Here, I present an alternative approach whereby the raw seismic data is directly converted to a petrophysical image of the subsurface. We generate depth images of changes in CO₂ saturation and pore-pressure. This approach is cost-effective, can be performed in real-time, yields quantitative information about the petrophysical changes.
Seismic data is input to the deep learning network and pore-pressure and saturation make the network outputs. I demonstrate the presented methodology on synthetic data acquired over the Kimberlina geologic model, which has been extensively studied. In order to be close to reality, however, I perform elastic simulations in an attenuation medium. Moreover, I also employ multi-component data so as to take advantage of all the information contained in the seismic data. To make the method computationally efficient, I transform the input seismic data to the frequency domain, whereby the dimensions of the input data are more amenable to convolutional neural networks. Another key assumption I make is that the medium is locally one-dimensional, which is true for almost all CCUS projects around the world. This assumption also makes the neural network efficient as well as provides additional training data.

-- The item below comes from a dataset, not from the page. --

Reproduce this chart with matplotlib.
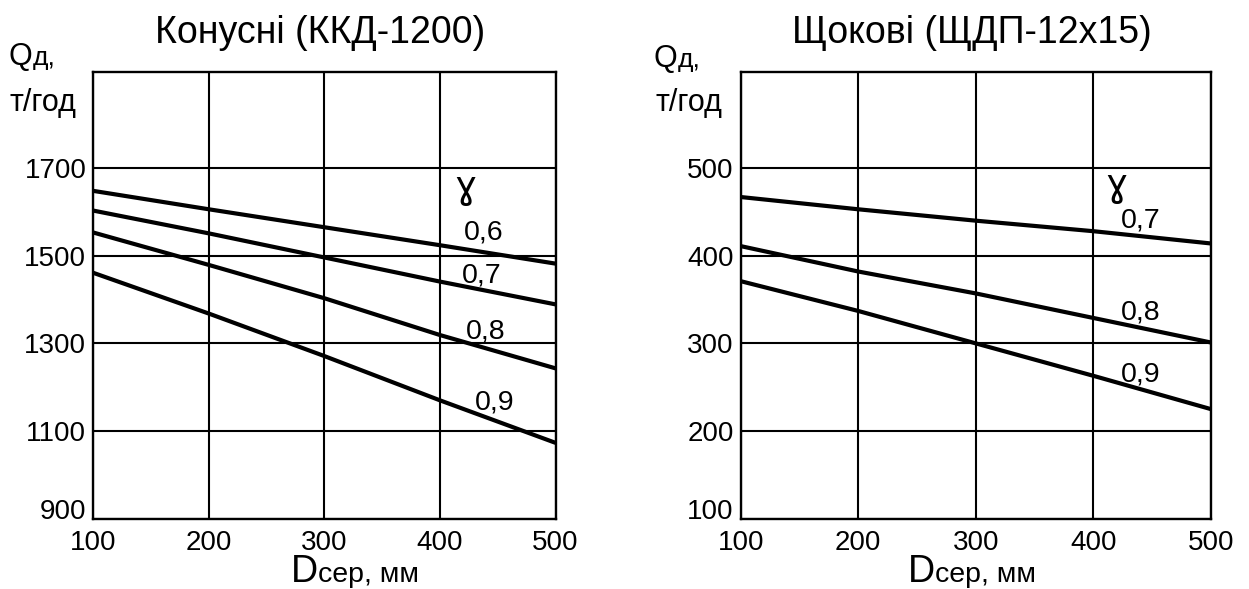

The neural network is trained on data generated from seismic data acquired before CO₂ injection and 1-year after initiation of injection. None of the data from any other subsequent surveys is employed in the training. The trained model is thereafter applied to time-lapse data from subsequent surveys. The results show that both CO₂ saturation and pore-pressure perturbations are faithfully reproduced (qualitatively as well as quantitatively) by the deep learning model for seismic surveys as far as 20 years after injection. The method is computationally efficient, can operate on sparse data, as well as perform targeted imaging.